Directions for this task: Transcribe every line exactly and omit anything that is a picture.
○ ○ ○ ○ ○ ○ ○
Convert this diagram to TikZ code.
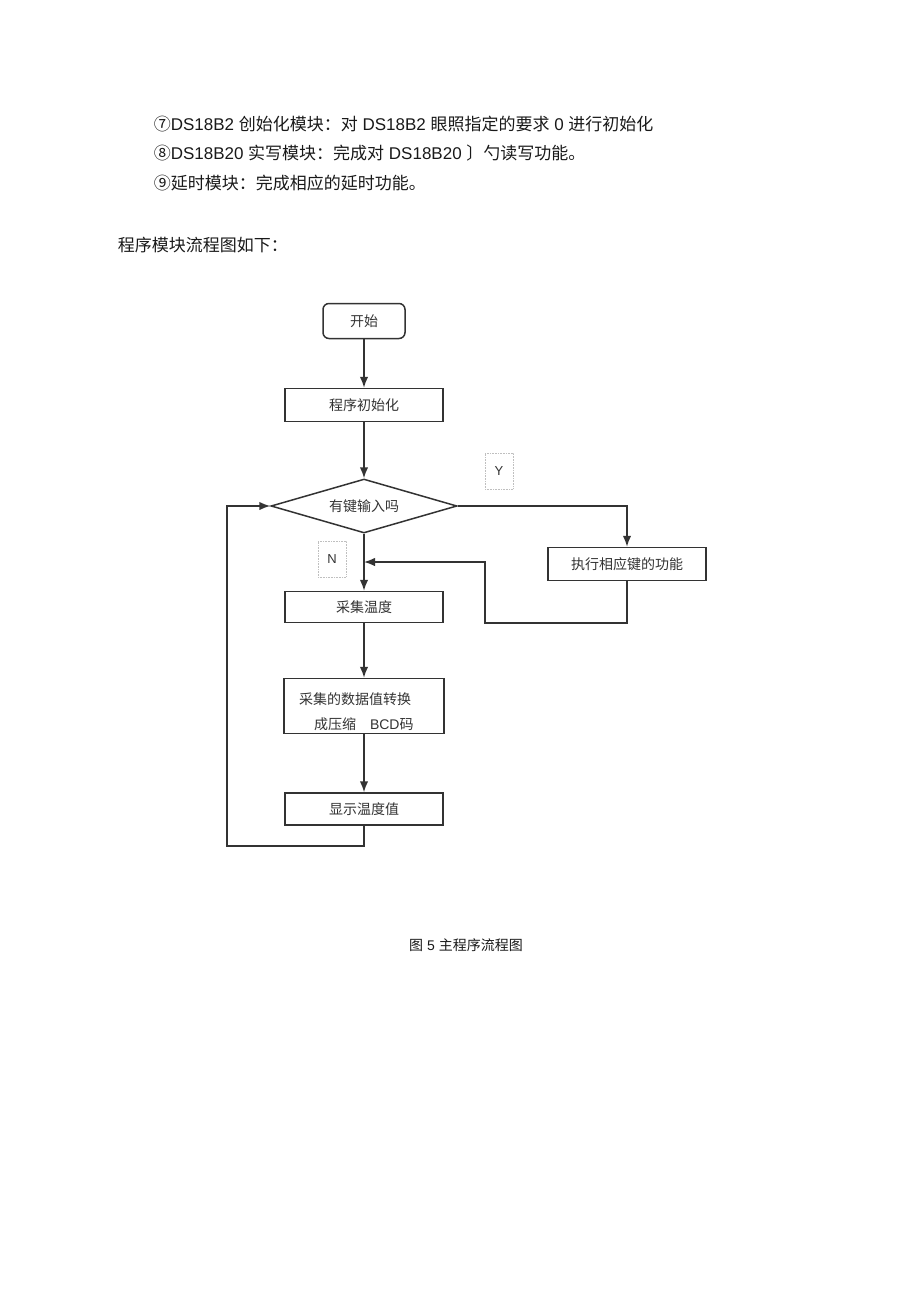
\documentclass[tikz,border=0pt]{standalone}
\usepackage{fontspec}
\setmainfont{Liberation Sans}
\newfontfamily\cjk{Noto Sans CJK SC}
\usetikzlibrary{shapes.geometric,arrows.meta}

\begin{document}
\begin{tikzpicture}[x=1pt,y=-1pt,->,>={Latex[length=11pt,width=8.5pt]},
		line width=1.5pt,color=black!80,
		main node/.style={rectangle,draw,minimum width=158pt,minimum height=33pt,inner sep=0pt,font=\fontsize{14}{16}\selectfont\cjk},
		start node/.style={main node,rounded corners=6pt,minimum width=82pt,minimum height=35pt},
		decision node/.style={diamond,draw,aspect=3.4,minimum width=186pt,minimum height=54pt,inner sep=0pt,font=\fontsize{14}{16}\selectfont\cjk},
		label node/.style={draw=black!25,densely dotted,line width=0.6pt,minimum width=28pt,minimum height=36pt,inner sep=0pt,font=\fontsize{13}{15}\selectfont},
		body text/.style={anchor=west,inner sep=0pt,text=black!90,font=\fontsize{17}{20}\selectfont}]

		\useasboundingbox (0,0) rectangle (920,1303);

		\node[body text] (l7) at (153,124) {{\cjk ⑦}DS18B2 {\cjk 创始化模块：对} DS18B2 {\cjk 眼照指定的要求} 0 {\cjk 进行初始化}};
		\node[body text] (l8) at (153,153) {{\cjk ⑧}DS18B20 {\cjk 实写模块：完成对} DS18B20 {\cjk 〕勺读写功能。}};
		\node[body text] (l9) at (153,183) {\cjk ⑨延时模块：完成相应的延时功能。};
		\node[body text] (intro) at (117,245) {\cjk 程序模块流程图如下：};

		\node[start node] (start) at (364,321) {开始};
		\node[main node] (init) at (364,405) {程序初始化};
		\node[decision node] (key) at (364,506) {有键输入吗};
		\node[label node] (y) at (499,471) {Y};
		\node[main node] (func) at (627,564) {执行相应键的功能};
		\node[label node] (n) at (332,559) {N};
		\node[main node,minimum height=31pt] (collect) at (364,607) {采集温度};
		\node[main node,minimum width=160pt,minimum height=55pt,text width=130pt,align=left,
			font=\fontsize{14}{25}\selectfont] (conv) at (364,706) {\rule{0pt}{24pt}{\cjk 采集的数据值转换}\\\hspace*{15pt}{\cjk 成压缩}\quad BCD{\cjk 码}};
		\node[main node,minimum height=32pt] (show) at (364,809) {显示温度值};

		\coordinate (ret) at (485,623);
		\coordinate (merge) at (364,562);
		\coordinate (loop) at (227,846);

		\path
		(start) edge (init)
		(init) edge (key)
		(key) edge (collect)
		(collect) edge (conv)
		(conv) edge (show);
		\draw (key.east) -| (func.north);
		\draw (func.south) |- (ret) |- (merge);
		\draw (show.south) |- (loop) |- (key.west);

		\node[inner sep=0pt,text=black!90,font=\fontsize{14}{16}\selectfont] (cap) at (466,945) {{\cjk 图} 5 {\cjk 主程序流程图}};
	\end{tikzpicture}
\end{document}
○ ○ ○ ○ ○ ○ ○
Exercise output:
Convert this diagram to TikZ code.
\documentclass[tikz,border=0pt]{standalone}
\usepackage{fontspec}
\setmainfont{Liberation Sans}
\newfontfamily\cjk{Noto Sans CJK SC}
\usetikzlibrary{shapes.geometric,arrows.meta}

\begin{document}
\begin{tikzpicture}[x=1pt,y=-1pt,->,>={Latex[length=11pt,width=8.5pt]},
		line width=1.5pt,color=black!80,
		main node/.style={rectangle,draw,minimum width=158pt,minimum height=33pt,inner sep=0pt,font=\fontsize{14}{16}\selectfont\cjk},
		start node/.style={main node,rounded corners=6pt,minimum width=82pt,minimum height=35pt},
		decision node/.style={diamond,draw,aspect=3.4,minimum width=186pt,minimum height=54pt,inner sep=0pt,font=\fontsize{14}{16}\selectfont\cjk},
		label node/.style={draw=black!25,densely dotted,line width=0.6pt,minimum width=28pt,minimum height=36pt,inner sep=0pt,font=\fontsize{13}{15}\selectfont},
		body text/.style={anchor=west,inner sep=0pt,text=black!90,font=\fontsize{17}{20}\selectfont}]

		\useasboundingbox (0,0) rectangle (920,1303);

		\node[body text] (l7) at (153,124) {{\cjk ⑦}DS18B2 {\cjk 创始化模块：对} DS18B2 {\cjk 眼照指定的要求} 0 {\cjk 进行初始化}};
		\node[body text] (l8) at (153,153) {{\cjk ⑧}DS18B20 {\cjk 实写模块：完成对} DS18B20 {\cjk 〕勺读写功能。}};
		\node[body text] (l9) at (153,183) {\cjk ⑨延时模块：完成相应的延时功能。};
		\node[body text] (intro) at (117,245) {\cjk 程序模块流程图如下：};

		\node[start node] (start) at (364,321) {开始};
		\node[main node] (init) at (364,405) {程序初始化};
		\node[decision node] (key) at (364,506) {有键输入吗};
		\node[label node] (y) at (499,471) {Y};
		\node[main node] (func) at (627,564) {执行相应键的功能};
		\node[label node] (n) at (332,559) {N};
		\node[main node,minimum height=31pt] (collect) at (364,607) {采集温度};
		\node[main node,minimum width=160pt,minimum height=55pt,text width=130pt,align=left,
			font=\fontsize{14}{25}\selectfont] (conv) at (364,706) {\rule{0pt}{24pt}{\cjk 采集的数据值转换}\\\hspace*{15pt}{\cjk 成压缩}\quad BCD{\cjk 码}};
		\node[main node,minimum height=32pt] (show) at (364,809) {显示温度值};

		\coordinate (ret) at (485,623);
		\coordinate (merge) at (364,562);
		\coordinate (loop) at (227,846);

		\path
		(start) edge (init)
		(init) edge (key)
		(key) edge (collect)
		(collect) edge (conv)
		(conv) edge (show);
		\draw (key.east) -| (func.north);
		\draw (func.south) |- (ret) |- (merge);
		\draw (show.south) |- (loop) |- (key.west);

		\node[inner sep=0pt,text=black!90,font=\fontsize{14}{16}\selectfont] (cap) at (466,945) {{\cjk 图} 5 {\cjk 主程序流程图}};
	\end{tikzpicture}
\end{document}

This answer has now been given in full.